In 1892 Canadian Pacific Railroad, completed a line from Souris into the northern part of the Municipality of Pipestone. The towns of Pipestone and Reston were quickly established. Service to the rest of the municipality was improved with additional lines in the early 1900’s.

With the arrival of rail lines we saw the usual creation of villages centred around a railway station, elevator(s) and a cluster of services. Schools and Post Offices were then generally moved to new locations in the village.

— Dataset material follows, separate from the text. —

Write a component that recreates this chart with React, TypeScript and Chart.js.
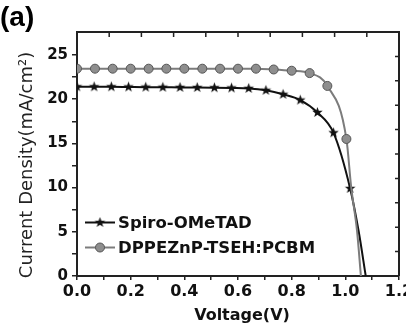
import React, { useEffect, useRef } from "react";
import { Chart, registerables } from "chart.js";

Chart.register(...registerables);

// Spiro-OMeTAD: points carrying star markers, then the curve's tail to Voc
const spiroMarkerVoltage = [0, 0.064, 0.128, 0.192, 0.256, 0.32, 0.384, 0.448, 0.512, 0.576, 0.64, 0.704, 0.768, 0.832, 0.896, 0.956, 1.018];
const spiroMarkerCurrent = [21.4, 21.4, 21.4, 21.38, 21.36, 21.35, 21.33, 21.32, 21.3, 21.27, 21.22, 21.0, 20.55, 19.9, 18.5, 16.2, 9.9];
const spiroTailVoltage = [1.05, 1.076];
const spiroTailCurrent = [5, 0];

// DPPEZnP-TSEH:PCBM: points carrying circle markers, then the tail to Voc
const dppMarkerVoltage = [0, 0.067, 0.133, 0.2, 0.267, 0.333, 0.4, 0.467, 0.533, 0.6, 0.667, 0.733, 0.8, 0.867, 0.933, 1.004];
const dppMarkerCurrent = [23.45, 23.45, 23.45, 23.45, 23.45, 23.45, 23.45, 23.45, 23.45, 23.45, 23.45, 23.36, 23.22, 22.95, 21.5, 15.5];
const dppTailVoltage = [1.022, 1.044, 1.058];
const dppTailCurrent = [10, 5, 0];

const seriesNames = ["Spiro-OMeTAD", "DPPEZnP-TSEH:PCBM"];
const xTitle = "Voltage(V)";
const yTitle = "Current Density(mA/cm²)";
const panelLabel = "(a)";

const BOLD = "'DejaVu Sans', sans-serif";

function makeStar(r: number, color: string): HTMLCanvasElement {
  const size = Math.ceil(r * 2 + 2);
  const c = document.createElement("canvas");
  c.width = size;
  c.height = size;
  const g = c.getContext("2d")!;
  const cx = size / 2, cy = size / 2;
  g.beginPath();
  for (let i = 0; i < 10; i++) {
    const rad = i % 2 === 0 ? r : r * 0.42;
    const ang = -Math.PI / 2 + (i * Math.PI) / 5;
    const px = cx + rad * Math.cos(ang);
    const py = cy + rad * Math.sin(ang);
    if (i === 0) g.moveTo(px, py);
    else g.lineTo(px, py);
  }
  g.closePath();
  g.fillStyle = color;
  g.fill();
  return c;
}

function pts(xs: number[], ys: number[]) {
  return xs.map((x, i) => ({ x, y: ys[i] }));
}

export default function App() {
  const ref = useRef<HTMLCanvasElement>(null);

  useEffect(() => {
    const canvas = ref.current;
    if (!canvas) return;
    const star = makeStar(5.5, "#111");
    const grayLine = "#7c7c7c";
    const grayFill = "#8e8e8e";
    const grayEdge = "#555";

    const spiroData = pts(spiroMarkerVoltage.concat(spiroTailVoltage), spiroMarkerCurrent.concat(spiroTailCurrent));
    const dppData = pts(dppMarkerVoltage.concat(dppTailVoltage), dppMarkerCurrent.concat(dppTailCurrent));

    const decorPlugin = {
      id: "decor",
      afterDraw(chart: any) {
        const { ctx, chartArea: a } = chart;
        ctx.save();
        // top and right frame with inward ticks
        ctx.strokeStyle = "#222";
        ctx.lineWidth = 2;
        ctx.beginPath();
        ctx.moveTo(a.left, a.top);
        ctx.lineTo(a.right, a.top);
        ctx.lineTo(a.right, a.bottom);
        ctx.stroke();
        ctx.lineWidth = 1.5;
        ctx.beginPath();
        for (let i = 1; i < 10; i++) {
          const x = a.left + ((a.right - a.left) * i) / 10;
          ctx.moveTo(x, a.top);
          ctx.lineTo(x, a.top + 5);
          const y = a.bottom - ((a.bottom - a.top) * i) / 10;
          ctx.moveTo(a.right, y);
          ctx.lineTo(a.right - 4, y);
        }
        ctx.stroke();

        // legend
        const rows = [a.bottom - 53.5, a.bottom - 28.5];
        const x0 = a.left + 8, x1 = a.left + 38;
        ctx.font = `bold 16.5px ${BOLD}`;
        ctx.textBaseline = "alphabetic";
        ctx.textAlign = "left";
        ctx.fillStyle = "#111";
        rows.forEach((y, i) => {
          ctx.beginPath();
          ctx.lineWidth = 2;
          ctx.strokeStyle = i === 0 ? "#111" : grayLine;
          ctx.moveTo(x0, y);
          ctx.lineTo(x1, y);
          ctx.stroke();
          const cx = (x0 + x1) / 2;
          if (i === 0) {
            ctx.drawImage(star, cx - star.width / 2, y - star.height / 2);
          } else {
            ctx.beginPath();
            ctx.arc(cx, y, 4.5, 0, Math.PI * 2);
            ctx.fillStyle = grayFill;
            ctx.fill();
            ctx.lineWidth = 1;
            ctx.strokeStyle = grayEdge;
            ctx.stroke();
            ctx.fillStyle = "#111";
          }
          ctx.fillText(seriesNames[i], x1 + 3, y + 5.5);
        });

        // axis titles
        ctx.fillStyle = "#111";
        ctx.font = `bold 16px ${BOLD}`;
        ctx.textAlign = "center";
        ctx.fillText(xTitle, (a.left + a.right) / 2 + 4, 320);

        ctx.save();
        ctx.translate(27, (a.top + a.bottom) / 2 + 11);
        ctx.rotate(-Math.PI / 2);
        ctx.font = `18px 'DejaVu Sans', sans-serif`;
        ctx.textBaseline = "middle";
        ctx.fillStyle = "#222";
        ctx.fillText(yTitle, 0, 0);
        ctx.restore();

        // panel label
        ctx.font = `bold 28px 'Liberation Sans', Arial, sans-serif`;
        ctx.textAlign = "left";
        ctx.textBaseline = "alphabetic";
        ctx.fillStyle = "#000";
        ctx.fillText(panelLabel, 0, 26);
        ctx.restore();
      },
    };

    const chart = new Chart(canvas, {
      type: "line",
      data: {
        datasets: [
          {
            label: seriesNames[1],
            data: dppData,
            borderColor: grayLine,
            borderWidth: 2,
            backgroundColor: grayFill,
            pointBorderColor: grayEdge,
            pointBorderWidth: 1,
            pointStyle: "circle",
            pointRadius: (c: any) => (c.dataIndex < dppMarkerVoltage.length ? 4.5 : 0),
            cubicInterpolationMode: "monotone",
            fill: false,
          },
          {
            label: seriesNames[0],
            data: spiroData,
            borderColor: "#111",
            borderWidth: 2,
            backgroundColor: "#111",
            pointStyle: star,
            pointRadius: (c: any) => (c.dataIndex < spiroMarkerVoltage.length ? 5 : 0),
            cubicInterpolationMode: "monotone",
            fill: false,
          },
        ],
      },
      options: {
        responsive: false,
        animation: false,
        devicePixelRatio: 1,
        layout: { padding: { left: 0, top: 32, right: 5, bottom: 0 } },
        plugins: { legend: { display: false }, tooltip: { enabled: false } },
        scales: {
          x: {
            type: "linear",
            min: 0,
            max: 1.2,
            border: { display: true, color: "#222", width: 2 },
            grid: { drawOnChartArea: false, drawTicks: true, tickLength: 4, color: "#222", lineWidth: 1.5 },
            ticks: {
              stepSize: 0.1,
              autoSkip: false,
              maxRotation: 0,
              padding: 2,
              color: "#111",
              font: { family: BOLD, size: 16, weight: "bold" },
              callback: (v: any) => {
                const n = Math.round(Number(v) * 10);
                return n % 2 === 0 ? (n / 10).toFixed(1) : "";
              },
            },
            afterFit: (s: any) => {
              s.height = 48;
              s.paddingLeft = 0;
              s.paddingRight = 0;
            },
          },
          y: {
            type: "linear",
            min: 0,
            max: 27.6,
            border: { display: true, color: "#222", width: 2 },
            grid: { drawOnChartArea: false, drawTicks: true, tickLength: 5, color: "#222", lineWidth: 1.5 },
            ticks: {
              stepSize: 2.5,
              autoSkip: false,
              padding: 4,
              color: "#111",
              font: { family: BOLD, size: 15, weight: "bold" },
              callback: (v: any) => {
                const n = Number(v);
                return Math.abs(n % 5) < 1e-6 ? String(n) : "";
              },
            },
            afterBuildTicks: (s: any) => {
              s.ticks = s.ticks.filter((t: any) => t.value <= 25.001);
            },
            afterFit: (s: any) => {
              s.width = 77;
              s.paddingTop = 0;
              s.paddingBottom = 0;
            },
          },
        },
      },
      plugins: [decorPlugin],
    } as any);

    return () => chart.destroy();
  }, []);

  return (
    <div style={{ position: "fixed", left: 0, top: 0, width: 406, height: 324, background: "#fff" }}>
      <canvas ref={ref} width={406} height={324} style={{ display: "block" }} />
    </div>
  );
}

The establishment in 1892 of the towns of Pipestone and Reston in the midst of well-populated and productive farmland led to an initial burst of commercial enterprises. The usual banks, general stores, drug and jewellery stores appeared. Some of these would naturally be housed in quickly erected-frame buildings, but soon a few noteworthy buildings such as the stone G.S. Monroe Store, the brick Berry House and Berry Block and the frame Pipestone Presbyterian Church were erected, all of which remain. Several of those built near the turn of the century created the downtown streetscape in Reston, the general outline of which does still exist today.



Reston in 1912

In most Manitoba communities, the “Establishment” era is defined by the replacement of “Pioneer” log, sod and rough lumber buildings by more ambitious constructions of milled lumber. With that definition in mind the towns in the municipality of Pipestone can be said to have almost skipped the Pioneer stage and proceeded directly to Establishment.

The rural areas of course did go through these phases. The Consolidation period can be said to have started in the early 1900’s with the erection of the several “downtown” brick blocks in Reston, the Arlington Hotel in Pipestone and retail expansion in general.

In the early years of the twentieth century Reston consolidated its position as the primary trading centre for the region while Pipestone, though a vibrant community, offered more limited commercial services.